Prisma and DataLoader work beautifully together. Here's a production pattern:

interface DataloaderContext {
  user: DataLoader<string, User>;
  post: DataLoader<string, Post>;
  comment: DataLoader<string, Comment>;
}

function createDataloaders(): DataloaderContext {
  return {
    user: new DataLoader(
      async (userIds: string[]) => {
        const users = await db.user.findMany({
          where: { id: { in: userIds } },
        });
        // Critical: maintain input order
        return userIds.map(id => users.find(u => u.id === id)!);
      },
      { cache: true }
    ),

    post: new DataLoader(
      async (postIds: string[]) => {
        const posts = await db.post.findMany({
          where: { id: { in: postIds } },
          include: { author: true, tags: true },
        });
        return postIds.map(id => posts.find(p => p.id === id)!);
      },
      { cache: true }
    ),

    comment: new DataLoader(
      async (commentIds: string[]) => {
        return db.comment.findMany({
          where: { id: { in: commentIds } },
        });
      },
      { cache: true }
    ),
  };
}

Cache Behavior and Deduplication

DataLoader's cache is request-scoped. The cache: true option enables within-request deduplication:

const loader = new DataLoader(
  async (ids: string[]) => {
    console.log(`Batch loading: ${ids.join(', ')}`);
    return db.item.findMany({ where: { id: { in: ids } } });
  },
  { cache: true }
);

// Same request, two parts of code:
await loader.load('user-1'); // Batches: 'user-1'
await loader.load('user-2'); // Batches: 'user-1', 'user-2'
await loader.load('user-1'); // Cache hit, no new batch

// Output: "Batch loading: user-1, user-2" (single batch)

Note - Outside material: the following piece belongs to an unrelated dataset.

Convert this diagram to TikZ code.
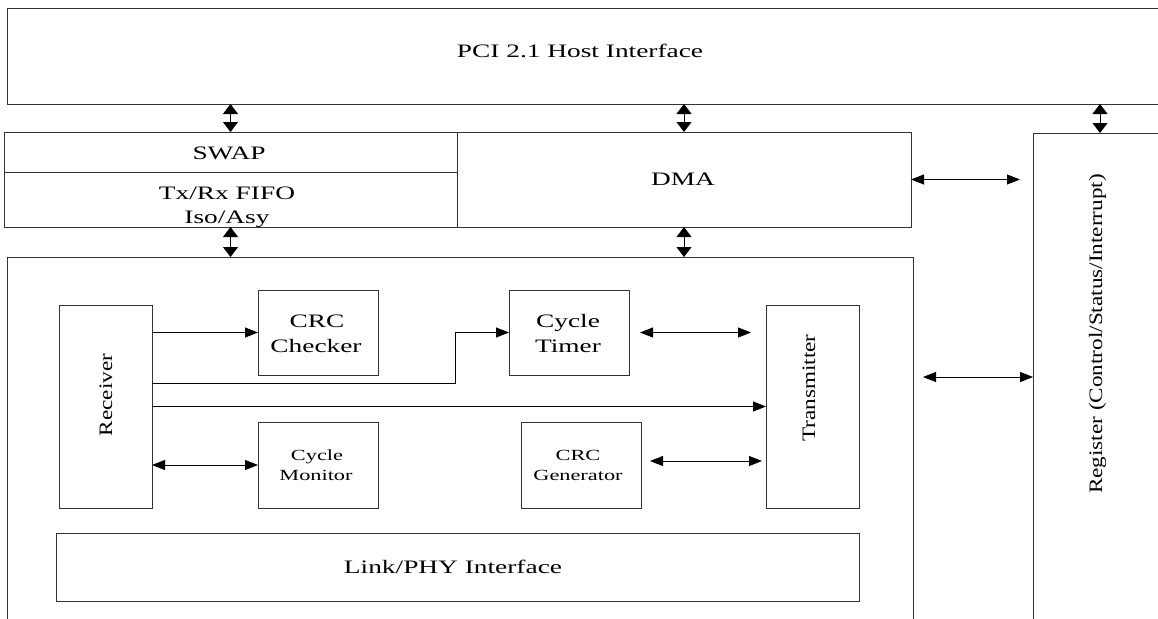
\documentclass[tikz,border=0pt]{standalone}
\usepackage{fontspec}
\usepackage{graphicx}
\setmainfont{Liberation Serif}
\usetikzlibrary{arrows.meta}
\newcommand{\wtext}[1]{\scalebox{1.44}[1]{#1}}
\newcommand{\rtext}[1]{\scalebox{1.22}[1]{#1}}
\tikzset{
  box/.style={draw=black!80, line width=0.8pt, inner sep=0pt, outer sep=0pt, anchor=north west},
  big/.style={font=\fontsize{19}{19}\selectfont, inner sep=0pt, anchor=base},
  small/.style={font=\fontsize{15.5}{16}\selectfont, inner sep=0pt, anchor=base},
  vert/.style={font=\fontsize{19}{19}\selectfont, inner sep=0pt, anchor=base, rotate=90},
  conn/.style={draw=black, line width=0.9pt},
  harr/.style={conn, -{Triangle[length=13pt,width=10pt]}},
  hdbl/.style={conn, {Triangle[length=13pt,width=10pt]}-{Triangle[length=13pt,width=10pt]}},
  vdbl/.style={conn, {Triangle[length=10pt,width=15pt]}-{Triangle[length=10pt,width=15pt]}}
}
\begin{document}
\begin{tikzpicture}[x=1pt,y=-1pt]
\useasboundingbox (0,0) rectangle (1158,618);
\clip (0,0) rectangle (1158,618);
% boxes
\node[box, minimum width=1193pt, minimum height=96pt] (pci) at (7,8) {};
\node[box, minimum width=453pt, minimum height=40pt] (swap) at (4,132) {};
\node[box, minimum width=453pt, minimum height=55pt] (fifo) at (4,172) {};
\node[box, minimum width=454pt, minimum height=95pt] (dma) at (457,132) {};
\node[box, minimum width=134pt, minimum height=520pt] (reg) at (1033,133) {};
\node[box, minimum width=906pt, minimum height=400pt] (main) at (7,257) {};
\node[box, minimum width=93pt, minimum height=203pt] (rx) at (59,305) {};
\node[box, minimum width=120pt, minimum height=85pt] (crcc) at (258,290) {};
\node[box, minimum width=120pt, minimum height=85pt] (ct) at (509,290) {};
\node[box, minimum width=93pt, minimum height=203pt] (tx) at (766,305) {};
\node[box, minimum width=120pt, minimum height=86pt] (cm) at (258,422) {};
\node[box, minimum width=120pt, minimum height=86pt] (crcg) at (521,422) {};
\node[box, minimum width=803pt, minimum height=68pt] (phy) at (56,533) {};
% texts
\node[big] (tpci) at (580,57) {\wtext{PCI 2.1 Host Interface}};
\node[big] (tswap) at (229,159) {\wtext{SWAP}};
\node[big] (tfifo1) at (227,199) {\wtext{Tx/Rx FIFO}};
\node[big] (tfifo2) at (227,223) {\wtext{Iso/Asy}};
\node[big] (tdma) at (683,185) {\wtext{DMA}};
\node[big] (tcrcc1) at (317,327) {\wtext{CRC}};
\node[big] (tcrcc2) at (316,352) {\wtext{Checker}};
\node[big] (tct1) at (568,327) {\wtext{Cycle}};
\node[big] (tct2) at (568,352) {\wtext{Timer}};
\node[small] (tcm1) at (317,460) {\wtext{Cycle}};
\node[small] (tcm2) at (316,480) {\wtext{Monitor}};
\node[small] (tcrcg1) at (578,460) {\wtext{CRC}};
\node[small] (tcrcg2) at (578,480) {\wtext{Generator}};
\node[big] (tphy) at (453,573) {\wtext{Link/PHY Interface}};
\node[vert] (trx) at (112,395) {\rtext{Receiver}};
\node[vert] (ttx) at (815,388) {\rtext{Transmitter}};
\node[vert] (treg) at (1102,334) {\rtext{Register (Control/Status/Interrupt)}};
% connectors
\coordinate (regY) at (0,377);
\coordinate (bend) at (455,383);
\draw[vdbl] (swap.north) -- (swap.north |- pci.south);
\draw[vdbl] (dma.north) -- (dma.north |- pci.south);
\draw[vdbl] (reg.north) -- (reg.north |- pci.south);
\draw[vdbl] (fifo.south) -- (fifo.south |- main.north);
\draw[vdbl] (dma.south) -- (dma.south |- main.north);
\draw[hdbl, shorten >=13pt] (dma.east) -- (dma.east -| reg.west);
\draw[hdbl, shorten <=10pt] (main.east |- regY) -- (reg.west |- regY);
\draw[harr] (rx.east |- crcc.west) -- (crcc.west);
\draw[harr] (rx.east |- bend) -- (bend) |- (ct.west);
\draw[harr] (rx.east |- tx.west) -- (tx.west);
\draw[hdbl] (rx.east |- cm.west) -- (cm.west);
\draw[hdbl, shorten <=11pt, shorten >=15pt] (ct.east) -- (ct.east -| tx.west);
\draw[hdbl, shorten <=9pt, shorten >=4pt] ([yshift=4pt]crcg.east) -- ([yshift=4pt]crcg.east -| tx.west);
\end{tikzpicture}
\end{document}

With cache: false, each load triggers a batch function call.

Custom Batch Key Normalization

When batch keys need transformation or normalization:

type BatchLoadFn<K, V> = (keys: K[]) => Promise<(V | Error)[]>;

const userByEmailLoader = new DataLoader<string, User | null>(
  async (emails: string[]) => {
    // Normalize emails before querying
    const normalizedEmails = emails.map(e => e.toLowerCase().trim());
    const users = await db.user.findMany({
      where: { email: { in: normalizedEmails } },
    });

    // Return in input order
    return emails.map(email => {
      const normalized = email.toLowerCase().trim();
      return users.find(u => u.email === normalized) || null;
    });
  },
  { cache: true }
);

// Works despite case differences
await userByEmailLoader.load('User@Example.com');
await userByEmailLoader.load('user@example.com'); // Cache hit

Priming the Cache

Pre-populate the cache with known data to avoid redundant queries:

function createUserLoader(context: RequestContext): DataLoader<string, User> {
  const loader = new DataLoader(
    async (userIds: string[]) => {
      return db.user.findMany({ where: { id: { in: userIds } } });
    },
    { cache: true }
  );

  // Prime with data from previous query
  if (context.currentUser) {
    loader.prime(context.currentUser.id, context.currentUser);
  }

  // Prime with preloaded batch
  context.preloadedUsers?.forEach(user => {
    loader.prime(user.id, user);
  });

  return loader;
}

Composing DataLoaders for Nested Relationships

Complex nested relationships benefit from composition:

class DataloaderFactory {
  private userLoader: DataLoader<string, User>;
  private postLoader: DataLoader<string, Post>;
  private commentsByPostLoader: DataLoader<string, Comment[]>;

  constructor() {
    this.userLoader = new DataLoader(async (ids: string[]) => {
      return db.user.findMany({ where: { id: { in: ids } } });
    }, { cache: true });

    this.postLoader = new DataLoader(async (ids: string[]) => {
      return db.post.findMany({
        where: { id: { in: ids } },
      });
    }, { cache: true });

    this.commentsByPostLoader = new DataLoader(async (postIds: string[]) => {
      const comments = await db.comment.findMany({
        where: { postId: { in: postIds } },
      });

      return postIds.map(id =>
        comments.filter(c => c.postId === id)
      );
    }, { cache: true });
  }

  async resolvePost(id: string) {
    const post = await this.postLoader.load(id);
    const author = await this.userLoader.load(post.authorId);
    const comments = await this.commentsByPostLoader.load(id);

    return { ...post, author, comments };
  }
}

Checklist

Identify N+1 query patterns in your resolver/handler code
Create per-request DataLoader instances, not singletons
Verify batch function returns results in input key order
Enable cache: true for request-scoped deduplication
Use .prime() to avoid redundant queries when data is already known
Monitor batch size with logging to ensure batching is working
Consider timeout for batch execution if your system has strict latency requirements
Test that concurrent requests have isolated caches
Document which loaders are available in your context object

Conclusion

DataLoader transforms the N+1 problem from a performance catastrophe into automatic optimization. By batching queries and maintaining request-scoped caches, you achieve efficient database access without complicating your resolver code. The key is understanding that DataLoader instances must be fresh per request and that proper key ordering in batch functions is non-negotiable for correctness.